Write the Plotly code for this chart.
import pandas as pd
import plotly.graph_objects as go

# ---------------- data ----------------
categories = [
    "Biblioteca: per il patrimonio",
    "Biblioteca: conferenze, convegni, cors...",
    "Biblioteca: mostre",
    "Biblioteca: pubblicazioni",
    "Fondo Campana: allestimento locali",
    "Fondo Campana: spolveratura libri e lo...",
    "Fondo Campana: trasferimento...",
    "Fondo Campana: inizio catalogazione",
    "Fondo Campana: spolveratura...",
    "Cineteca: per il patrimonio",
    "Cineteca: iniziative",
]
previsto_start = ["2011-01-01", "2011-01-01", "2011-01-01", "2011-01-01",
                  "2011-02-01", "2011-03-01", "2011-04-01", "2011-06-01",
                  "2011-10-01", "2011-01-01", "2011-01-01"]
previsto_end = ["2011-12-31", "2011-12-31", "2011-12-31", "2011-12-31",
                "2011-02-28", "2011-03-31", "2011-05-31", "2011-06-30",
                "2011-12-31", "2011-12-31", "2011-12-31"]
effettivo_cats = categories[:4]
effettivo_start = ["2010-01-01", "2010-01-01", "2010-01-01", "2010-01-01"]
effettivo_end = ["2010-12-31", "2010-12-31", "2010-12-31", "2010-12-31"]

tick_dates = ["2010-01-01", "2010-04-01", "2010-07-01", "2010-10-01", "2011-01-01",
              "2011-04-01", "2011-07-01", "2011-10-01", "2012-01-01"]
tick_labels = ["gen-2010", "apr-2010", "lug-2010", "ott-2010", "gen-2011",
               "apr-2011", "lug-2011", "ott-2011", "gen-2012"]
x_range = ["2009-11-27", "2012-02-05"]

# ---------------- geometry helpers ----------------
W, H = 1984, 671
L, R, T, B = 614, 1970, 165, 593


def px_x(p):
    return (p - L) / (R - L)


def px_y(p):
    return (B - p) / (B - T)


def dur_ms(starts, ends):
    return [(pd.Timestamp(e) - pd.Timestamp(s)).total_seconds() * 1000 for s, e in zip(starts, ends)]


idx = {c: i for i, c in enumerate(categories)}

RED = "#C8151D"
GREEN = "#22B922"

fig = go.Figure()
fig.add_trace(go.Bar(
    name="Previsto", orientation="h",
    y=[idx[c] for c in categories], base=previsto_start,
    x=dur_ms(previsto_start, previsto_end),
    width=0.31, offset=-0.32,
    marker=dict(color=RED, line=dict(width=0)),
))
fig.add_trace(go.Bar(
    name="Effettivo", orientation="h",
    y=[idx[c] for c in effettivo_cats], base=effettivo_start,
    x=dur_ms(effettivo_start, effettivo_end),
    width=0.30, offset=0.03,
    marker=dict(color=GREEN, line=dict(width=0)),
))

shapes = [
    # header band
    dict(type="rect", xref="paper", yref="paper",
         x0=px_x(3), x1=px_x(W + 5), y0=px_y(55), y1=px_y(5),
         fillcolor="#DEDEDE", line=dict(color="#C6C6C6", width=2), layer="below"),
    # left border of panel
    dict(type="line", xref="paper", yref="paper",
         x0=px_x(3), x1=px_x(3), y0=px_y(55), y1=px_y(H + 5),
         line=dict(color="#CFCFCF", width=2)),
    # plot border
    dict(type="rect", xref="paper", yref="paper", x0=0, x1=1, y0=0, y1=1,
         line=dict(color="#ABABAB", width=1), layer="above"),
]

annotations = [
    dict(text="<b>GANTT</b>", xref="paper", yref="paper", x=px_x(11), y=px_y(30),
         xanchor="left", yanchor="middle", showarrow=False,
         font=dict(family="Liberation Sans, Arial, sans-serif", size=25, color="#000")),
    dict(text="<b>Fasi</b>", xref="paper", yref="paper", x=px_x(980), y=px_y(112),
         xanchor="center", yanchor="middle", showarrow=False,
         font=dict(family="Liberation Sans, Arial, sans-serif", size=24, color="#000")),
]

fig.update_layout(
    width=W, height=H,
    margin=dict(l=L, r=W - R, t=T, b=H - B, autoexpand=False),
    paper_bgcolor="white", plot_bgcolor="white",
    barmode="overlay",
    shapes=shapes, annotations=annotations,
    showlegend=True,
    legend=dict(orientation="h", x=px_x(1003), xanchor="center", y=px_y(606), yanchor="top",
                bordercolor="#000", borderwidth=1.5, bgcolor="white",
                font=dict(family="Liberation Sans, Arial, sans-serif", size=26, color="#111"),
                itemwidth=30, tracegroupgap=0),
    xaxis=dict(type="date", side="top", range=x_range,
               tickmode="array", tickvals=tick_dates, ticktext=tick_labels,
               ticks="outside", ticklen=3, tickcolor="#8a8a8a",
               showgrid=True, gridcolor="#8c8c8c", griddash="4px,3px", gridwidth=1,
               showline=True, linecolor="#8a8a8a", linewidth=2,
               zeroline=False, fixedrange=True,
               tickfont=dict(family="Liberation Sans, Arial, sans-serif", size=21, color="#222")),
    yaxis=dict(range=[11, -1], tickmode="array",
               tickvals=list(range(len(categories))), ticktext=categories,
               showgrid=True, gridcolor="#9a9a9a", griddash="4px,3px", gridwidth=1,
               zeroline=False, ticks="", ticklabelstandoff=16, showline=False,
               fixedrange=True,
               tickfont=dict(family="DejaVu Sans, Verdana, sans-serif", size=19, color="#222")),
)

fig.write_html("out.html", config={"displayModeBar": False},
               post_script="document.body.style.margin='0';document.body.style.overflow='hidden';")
============
■ Task prompt:
Set every line of the listing down word for word.

■ Complete answer:
Write the Plotly code for this chart.
import pandas as pd
import plotly.graph_objects as go

# ---------------- data ----------------
categories = [
    "Biblioteca: per il patrimonio",
    "Biblioteca: conferenze, convegni, cors...",
    "Biblioteca: mostre",
    "Biblioteca: pubblicazioni",
    "Fondo Campana: allestimento locali",
    "Fondo Campana: spolveratura libri e lo...",
    "Fondo Campana: trasferimento...",
    "Fondo Campana: inizio catalogazione",
    "Fondo Campana: spolveratura...",
    "Cineteca: per il patrimonio",
    "Cineteca: iniziative",
]
previsto_start = ["2011-01-01", "2011-01-01", "2011-01-01", "2011-01-01",
                  "2011-02-01", "2011-03-01", "2011-04-01", "2011-06-01",
                  "2011-10-01", "2011-01-01", "2011-01-01"]
previsto_end = ["2011-12-31", "2011-12-31", "2011-12-31", "2011-12-31",
                "2011-02-28", "2011-03-31", "2011-05-31", "2011-06-30",
                "2011-12-31", "2011-12-31", "2011-12-31"]
effettivo_cats = categories[:4]
effettivo_start = ["2010-01-01", "2010-01-01", "2010-01-01", "2010-01-01"]
effettivo_end = ["2010-12-31", "2010-12-31", "2010-12-31", "2010-12-31"]

tick_dates = ["2010-01-01", "2010-04-01", "2010-07-01", "2010-10-01", "2011-01-01",
              "2011-04-01", "2011-07-01", "2011-10-01", "2012-01-01"]
tick_labels = ["gen-2010", "apr-2010", "lug-2010", "ott-2010", "gen-2011",
               "apr-2011", "lug-2011", "ott-2011", "gen-2012"]
x_range = ["2009-11-27", "2012-02-05"]

# ---------------- geometry helpers ----------------
W, H = 1984, 671
L, R, T, B = 614, 1970, 165, 593


def px_x(p):
    return (p - L) / (R - L)


def px_y(p):
    return (B - p) / (B - T)


def dur_ms(starts, ends):
    return [(pd.Timestamp(e) - pd.Timestamp(s)).total_seconds() * 1000 for s, e in zip(starts, ends)]


idx = {c: i for i, c in enumerate(categories)}

RED = "#C8151D"
GREEN = "#22B922"

fig = go.Figure()
fig.add_trace(go.Bar(
    name="Previsto", orientation="h",
    y=[idx[c] for c in categories], base=previsto_start,
    x=dur_ms(previsto_start, previsto_end),
    width=0.31, offset=-0.32,
    marker=dict(color=RED, line=dict(width=0)),
))
fig.add_trace(go.Bar(
    name="Effettivo", orientation="h",
    y=[idx[c] for c in effettivo_cats], base=effettivo_start,
    x=dur_ms(effettivo_start, effettivo_end),
    width=0.30, offset=0.03,
    marker=dict(color=GREEN, line=dict(width=0)),
))

shapes = [
    # header band
    dict(type="rect", xref="paper", yref="paper",
         x0=px_x(3), x1=px_x(W + 5), y0=px_y(55), y1=px_y(5),
         fillcolor="#DEDEDE", line=dict(color="#C6C6C6", width=2), layer="below"),
    # left border of panel
    dict(type="line", xref="paper", yref="paper",
         x0=px_x(3), x1=px_x(3), y0=px_y(55), y1=px_y(H + 5),
         line=dict(color="#CFCFCF", width=2)),
    # plot border
    dict(type="rect", xref="paper", yref="paper", x0=0, x1=1, y0=0, y1=1,
         line=dict(color="#ABABAB", width=1), layer="above"),
]

annotations = [
    dict(text="<b>GANTT</b>", xref="paper", yref="paper", x=px_x(11), y=px_y(30),
         xanchor="left", yanchor="middle", showarrow=False,
         font=dict(family="Liberation Sans, Arial, sans-serif", size=25, color="#000")),
    dict(text="<b>Fasi</b>", xref="paper", yref="paper", x=px_x(980), y=px_y(112),
         xanchor="center", yanchor="middle", showarrow=False,
         font=dict(family="Liberation Sans, Arial, sans-serif", size=24, color="#000")),
]

fig.update_layout(
    width=W, height=H,
    margin=dict(l=L, r=W - R, t=T, b=H - B, autoexpand=False),
    paper_bgcolor="white", plot_bgcolor="white",
    barmode="overlay",
    shapes=shapes, annotations=annotations,
    showlegend=True,
    legend=dict(orientation="h", x=px_x(1003), xanchor="center", y=px_y(606), yanchor="top",
                bordercolor="#000", borderwidth=1.5, bgcolor="white",
                font=dict(family="Liberation Sans, Arial, sans-serif", size=26, color="#111"),
                itemwidth=30, tracegroupgap=0),
    xaxis=dict(type="date", side="top", range=x_range,
               tickmode="array", tickvals=tick_dates, ticktext=tick_labels,
               ticks="outside", ticklen=3, tickcolor="#8a8a8a",
               showgrid=True, gridcolor="#8c8c8c", griddash="4px,3px", gridwidth=1,
               showline=True, linecolor="#8a8a8a", linewidth=2,
               zeroline=False, fixedrange=True,
               tickfont=dict(family="Liberation Sans, Arial, sans-serif", size=21, color="#222")),
    yaxis=dict(range=[11, -1], tickmode="array",
               tickvals=list(range(len(categories))), ticktext=categories,
               showgrid=True, gridcolor="#9a9a9a", griddash="4px,3px", gridwidth=1,
               zeroline=False, ticks="", ticklabelstandoff=16, showline=False,
               fixedrange=True,
               tickfont=dict(family="DejaVu Sans, Verdana, sans-serif", size=19, color="#222")),
)

fig.write_html("out.html", config={"displayModeBar": False},
               post_script="document.body.style.margin='0';document.body.style.overflow='hidden';")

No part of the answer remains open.